W. Clarysse, chapter 4, Greek Texts on Egyptian Monuments, p. 35.
A. Bowman, chapter 5, The Epigraphy of the ‘Greek Cities’, p. 59.
K. Savvopoulos, chapter 6, Religious Life in Ptolemaic Alexandria under the Royal Aegis: An Overview of the Epigraphic Evidence, p. 76.
D. Thompson, chapter 7, Foundation Deposits from Third-Century bc Egypt, p. 94.
S. Baralay, chapter 8, Hellenistic Sacred Dedications: The View from Egypt, p. 114.
Chr. Fischer-Bovet, chapter 9, Soldiers in the Epigraphy of Ptolemaic Egypt, p. 127.
W. Clarysse, chapter 10, Inscriptions and Papyri: Two intersecting Worlds, p. 159.
M.C.D. Paganini, chapter 11, Epigraphic Habits of Private Associations in the Ptolemaic Chora, p. 179.
S. Hornblower, chapter 12, The Corpus of Ptolemaic Inscriptions: The Metrical Texts, p. 208.
Ch. Crowther, chapter 13, the Palaeography of Ptolemaic Inscriptions from Egypt, p. 226.

Notes

[1] Vol. 1, Alexandria and the Delta (Nos. 1-206), ed. by A. Bowman, Ch. Crowther, S. Hornblower, R. Mairs, and K. Savvopoulos, Oxford 2021, has recently been released.

[2] www.trismegistos.org.

[3] The same may be valid for Alexandria (Clarysse in this volume, p. 176).

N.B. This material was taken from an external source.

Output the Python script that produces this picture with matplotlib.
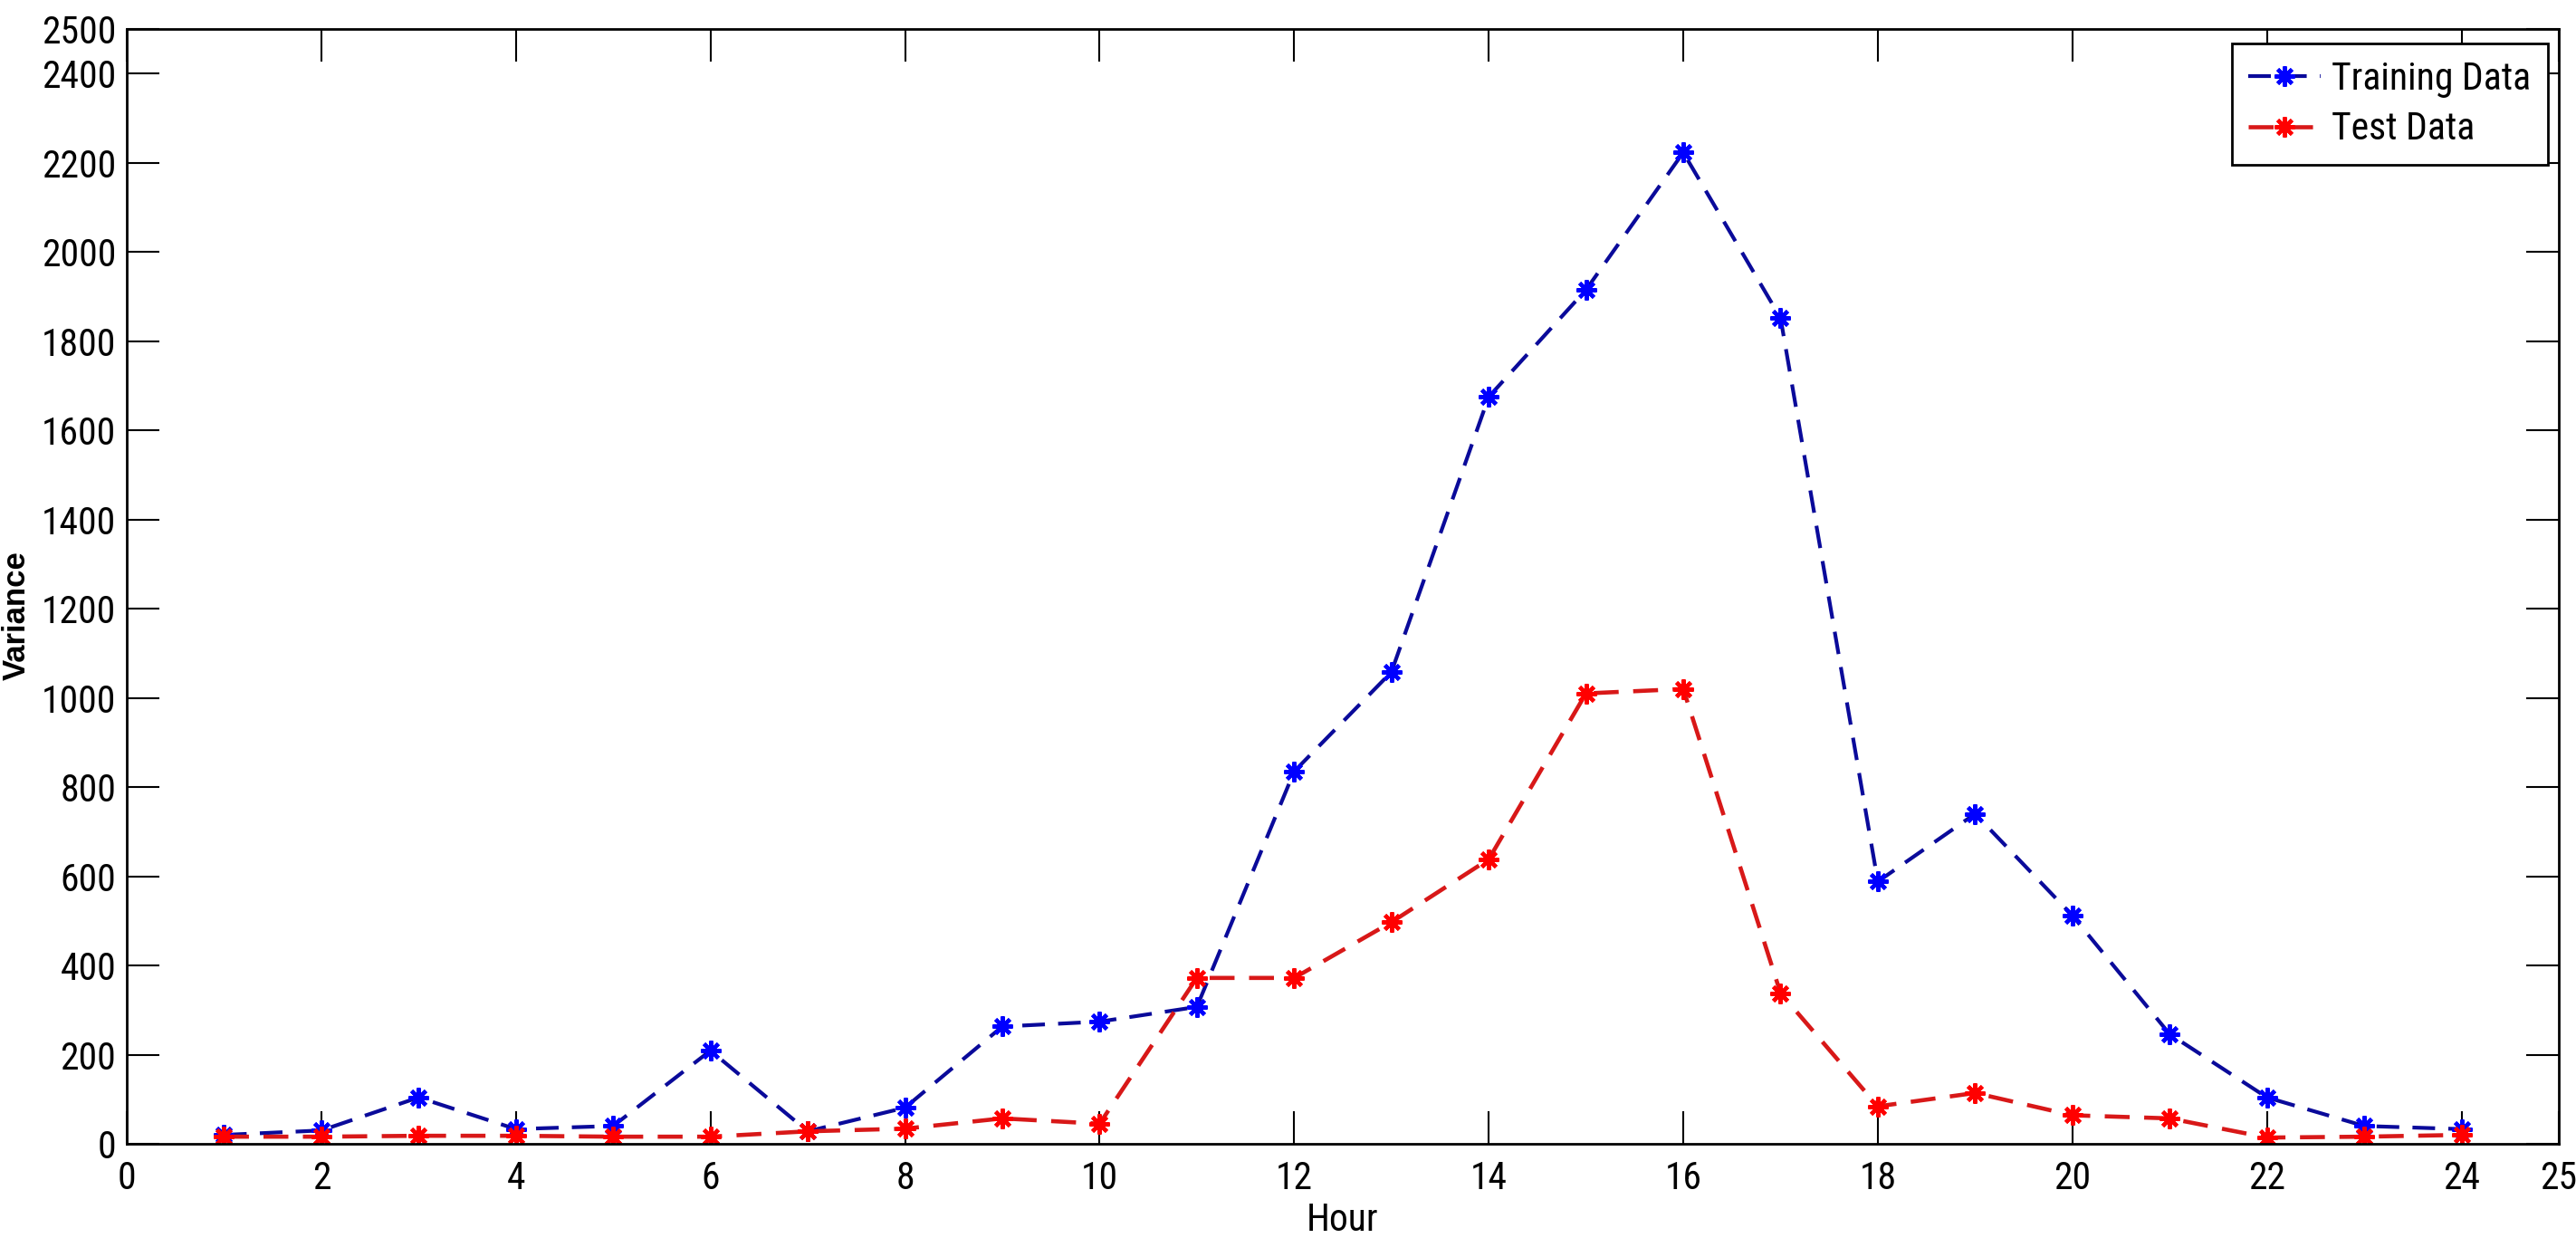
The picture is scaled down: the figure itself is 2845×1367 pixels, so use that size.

[4] An inscription from Astypalaia (IG XII 3, 204) may provide a precedent for this trend, unless we interpret it as a posthumous dedication or as a reference to Ptolemy VIII.

[5] See tables at p. 99. The only geographical exception is the sanctuary of Hathor-Aphrodite Ourania in Koussai (CPI II 324).

[6] See S. Pfeiffer, ‘Offerings and libations for the king and the question of ruler-cult in Egyptian temples’, in S.G. Caneva (ed.), The Materiality of Hellenistic Ruler Cults, Liège 2020, 83-102, with the previous refs.

[7] The Copenhagen Associations Project, University of Copenhagen.

[8] Cf. the diachronic table at p. 265-266. This section is based on the manuscript of Fraser’s seminar course from the early 1980s.

[9] The point at the end of line 8 of CPI III 581 (p. 134) should be erased. At p. 78, Ptolemy II and Arsinoe II used the cult epithet Theoi Adelphoi, not Philadelphoi; conversely, Ptolemy XII’s children were referred to as Theoi Neoi Philadelphoi, not as Theoi Adelphoi (p. 91).